Jarkko Männistö, Asianajaja presenting his paper in Brussels at the CCBE Training conference on 14th December 2017

This is a short blog by Jarkko Männistö, Asianajaja, OTT outlining key points from his intervention at the CCBE conference on Training of Lawyers, challenges and opportunities, Brussels, 14 December 2017.

I have been teaching advocacy to students, bar exam candidates, and experienced attorneys for almost 15 years. What I have learned, through a series of trials and errors, is that students learn what they want to learn. And only what they want to learn.

Based on this experience I argue that continuing legal education in the 21st century should, above all, be a positive experience to those we wish to educate.

The following are, what I consider, the four cornerstones of the positive learning experience.

Go online, go live
Lawyers are chronically time constrained. So take legal education online whenever you can. If a lawyer can save an hour or two of travel time, he or she just might spend a good part of the time saved learning something new.

If you want to lecture, broadcast it live. Livestream lecture with a real time chat is a great way on engaging students from the comfort of their own office or home.

Show, don’t tell
Those who can, do; those who can’t, teach. If you do not agree with this, show your students how it’s done. It’s easy enough to say that you should write clearly and concisely. Following that instruction is the hard part.

Lawyers must apply law to concrete problems. Continuing legal education should help them do that, which is why continuing legal education should be all about application.

Doing is learning
Sitting still and listening someone talk about the law is, even for most lawyers, dreadfully boring. Don’t put your students’ brain into hibernation.
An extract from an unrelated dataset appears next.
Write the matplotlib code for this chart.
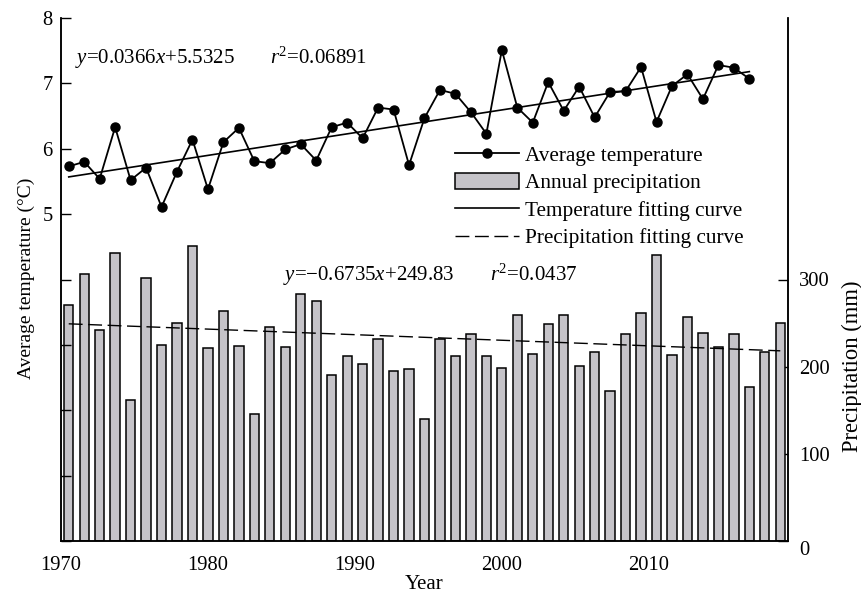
import numpy as np
import matplotlib
matplotlib.use("Agg")
import matplotlib.pyplot as plt
from matplotlib.lines import Line2D
from matplotlib.patches import Patch

plt.rcParams["font.family"] = ["Liberation Serif", "DejaVu Serif"]
plt.rcParams["mathtext.fontset"] = "custom"
plt.rcParams["mathtext.rm"] = "Liberation Serif"
plt.rcParams["mathtext.it"] = "Liberation Serif:italic"

# annual series
years_precip = np.arange(1970, 2017)
precip = [271, 306, 242, 330, 162, 302, 225, 250, 339, 221,
          264, 224, 146, 246, 222, 283, 275, 190, 212, 203,
          232, 195, 197, 140, 232, 212, 238, 212, 198, 259,
          214, 249, 259, 201, 217, 172, 238, 262, 328, 213,
          257, 239, 223, 238, 177, 217, 250]

years_temp = np.arange(1970, 2015)
temp = [5.73, 5.80, 5.54, 6.33, 5.52, 5.71, 5.11, 5.65, 6.14, 5.38,
        6.10, 6.32, 5.81, 5.78, 5.99, 6.07, 5.82, 6.33, 6.40, 6.16,
        6.63, 6.60, 5.75, 6.47, 6.90, 6.84, 6.56, 6.23, 7.51, 6.63,
        6.40, 7.02, 6.58, 6.95, 6.48, 6.87, 6.88, 7.25, 6.41, 6.96,
        7.14, 6.76, 7.28, 7.24, 7.07]

# fitted trends as printed on the chart
temp_slope, temp_icpt = 0.0366, 5.5325
prec_slope, prec_icpt = -0.6735, 249.83

tick_years = [1970, 1980, 1990, 2000, 2010]

bar_col = "#c5c3c8"
dash = (0, (10, 4))
fs = 15
tfs = 14.8

fig = plt.figure(figsize=(8.62, 5.94), dpi=100)
ax = fig.add_axes([61/862, 1-541/594, 727/862, 523/594])
ax2 = ax.twinx()

# precipitation on the right axis, drawn underneath
ax2.bar(years_precip, precip, width=0.6, color=bar_col,
        edgecolor="black", linewidth=1.1, zorder=2)
n_p = np.arange(1, len(precip) + 1)
ax2.plot(years_precip, prec_slope*n_p + prec_icpt, color="black",
         lw=1.0, ls=dash, zorder=3)
ax2.set_ylim(0, 600)
ax2.set_yticks([0, 100, 200, 300])
ax2.tick_params(axis="y", direction="in", length=7, width=1, pad=8,
                labelsize=tfs)
ax2.get_yticklabels()[0].set_va("top")
ax2.set_ylabel("Precipitation (mm)", fontsize=16.3)
ax2.yaxis.set_label_coords(1.074, 0.335)

# temperature on the left axis, on top
ax.set_zorder(ax2.get_zorder() + 1)
ax.patch.set_visible(False)
ax.plot(years_temp, temp, color="black", lw=1.3, marker="o", ms=6.5,
        zorder=4)
n_t = np.arange(1, len(temp) + 1)
ax.plot(years_temp, temp_slope*n_t + temp_icpt, color="black", lw=1.2,
        zorder=3)
ax.set_ylim(0, 8)
ax.set_yticks(range(0, 9))
ax.set_yticklabels(["", "", "", "", "", "5", "6", "7", "8"])
ax.tick_params(axis="y", direction="in", length=7, width=1, pad=6,
               labelsize=tfs)
ax.set_ylabel("Average temperature (°C)", fontsize=14)
ax.yaxis.set_label_coords(-0.036, 0.503)

# year labels sit on a slightly compressed scale
xmin, xmax = years_precip[0] - 0.5, years_precip[-1] + 0.5
ax.set_xlim(xmin, xmax)
ax2.set_xlim(xmin, xmax)
scale = (xmax - xmin) / 49.5
ax.set_xticks([xmin + (t - tick_years[0])*scale for t in tick_years])
ax.set_xticklabels([str(t) for t in tick_years])
ax.tick_params(axis="x", length=0, pad=11, labelsize=tfs)
ax.set_xlabel("Year", fontsize=fs, labelpad=0)

for a in (ax, ax2):
    a.spines["top"].set_visible(False)
    for s in ("left", "right", "bottom"):
        a.spines[s].set_linewidth(1.1)

ax.text(0.019, 0.9235, r"$y$=0.0366$x$+5.5325", transform=ax.transAxes,
        fontsize=fs, va="center")
ax.text(0.2875, 0.9235, r"$r^2$=0.06891", transform=ax.transAxes,
        fontsize=fs, va="center")
ax.text(0.3054, 0.5086, "$y$=\u22120.6735$x$+249.83", transform=ax.transAxes,
        fontsize=fs, va="center")
ax.text(0.590, 0.5086, r"$r^2$=0.0437", transform=ax.transAxes,
        fontsize=fs, va="center")

handles = [
    Line2D([], [], color="black", lw=1.3, marker="o", ms=6.5),
    Patch(facecolor=bar_col, edgecolor="black", linewidth=1.1),
    Line2D([], [], color="black", lw=1.2),
    Line2D([], [], color="black", lw=1.0, ls=dash),
]
labels = ["Average temperature", "Annual precipitation",
          "Temperature fitting curve", "Precipitation fitting curve"]
ax.legend(handles, labels, loc="center left", bbox_to_anchor=(0.542, 0.658),
          frameon=False, fontsize=15.3, handlelength=3.0, handleheight=0.8,
          handletextpad=0.3, labelspacing=0.33, borderpad=0, borderaxespad=0)

fig.savefig("out.png", dpi=100)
Instead, activate your students. Ask questions. Create problems. Make them do the work, because that’s what learning requires. Hard work. Doing stuff with your brain. Not having it done for you by someone else (the teacher).

Be a coach
People avoid things which cause them embarrasment. Never make people feel bad about themselves, because most of them will not study harder to avoid further embarrasment. Instead, they will take the easy way out, which is to avoid your lectures.

So, accept everyone come in “as is”. You have succeeded as a teacher, if they leave equipped with more knowledge than they came in. And more importantly, with a hunger to learn more.

Jarkko Männistö
Attorney, LL.D.

This posting is an adaptation of the speech Jarkko gave on 14 December in Brussels in the CCBE Seminar titled “Training of lawyers, challenges and opportunities”.